I’m actually quite happy working in Scrivener, which is an integrated outlining, organizing, composing and editing application for Mac OSX, in case you haven’t heard of it. Find out more here, at the Scrivener page on the Literature and Latte developer page. But even though I feel as comfortable with Scrivener as with anything else I’ve ever used, I’ve been toying with the idea of trying to dictate some first drafts sections as a way of capturing a different sort of voice (in the writing voice sense, not the spoken voice).
This made me think about all the different possibilities for writing methods and tools, and I decided to undertake a sort of game or experiment. I have several short story ideas pending, ready to draft fairly soon, and ordinarily I’d draft a new one approximately every month, which is about the rate I finalize stories and send them out. I decided I’m going to try to draft one new story per week this month, using a different method and different tools for each.
The four plans are:
1. longhand on plain paper, working from a normal (for me) moderately-developed outline and basic character sketches
2. voice dictation only, working from an extra-detailed outline — more of a move-by-move synopsis, halfway to story form really
3. draft in Writeroom, a distraction free text editor, in case you didn’t know — web site here — using a normal outline and character plan
4. create a story using my usual workflow in Scrivener, using corkboard planning layout, outlining, character notes, and drafting each scene in a separate file
Saturday I began round one and started drafting using a regular old pen and clipboard and paper, just like the old times. Everything went very well at first, when I was full of energy and knew exactly where I was going. I wrote about 2500 words in just a few hours, which is pretty good for me.
I encountered a problem when I began to doubt my outline, and wanted to take the story in a slightly different direction. For some reason, faced with nothing but blank pages ahead of me, I had an unusual sense of uncertainty about forging off in a new direction. It was difficult to sort back through the handwritten scribbles on a dozen or so sheets of paper, enough to get a good sense that I was really correct about my intuition. In other words, I began to doubt myself, to freeze up and have a difficult time figuring out which road to take. It’s possible this reflects a weakness in my outline or the story concept, but I don’t think so. I think the truth is that the breezy confidence I usually feel when I’m laying out a first draft depends to a large degree on the markers I’ve layed out for myself, not only showing the way ahead but also letting me figure out, at a quick backward glance where I’ve just come from.

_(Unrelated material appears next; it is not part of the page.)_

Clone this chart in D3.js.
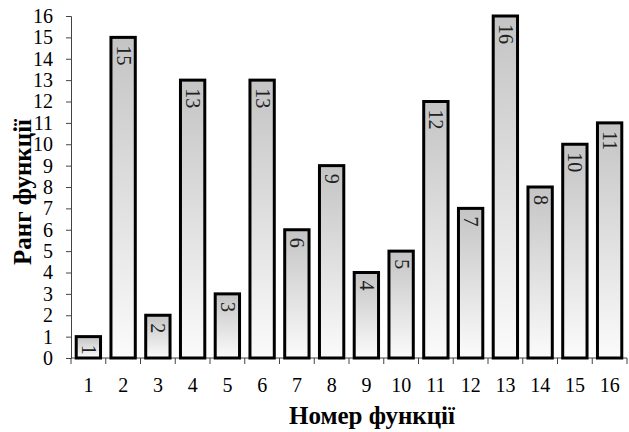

So, I’m about 2/3 of the way through this story after a few hours work on Saturday and another frustrating hour’s stab at it on Sunday and again this morning, and I’ve already decided round one has taught me all I need to know. I typed in my fifteen longhand pages earlier, and as soon as I finish this blog post, I’m going to create a new Scrivener document and finish this story in there.
When that’s through, I’ll continue with rounds two, three and four, but at this point what I’ve learned is that writing longhand makes me feel adrift, and lost without any point of reference. It’s weird, because I’ve written thousands of pages of first draft that way in my twenties, but that’s where I am now. I’ll retreat to Scrivener, break this baby into scene bits and re-assess whether one bit of bad news happens to character A mid-way, or at the very beginning, and that will determine how character A and character B treat each other up to that point.
Fun stuff, actually. I’ll report back later one once I’ve had a chance to try some other tricks.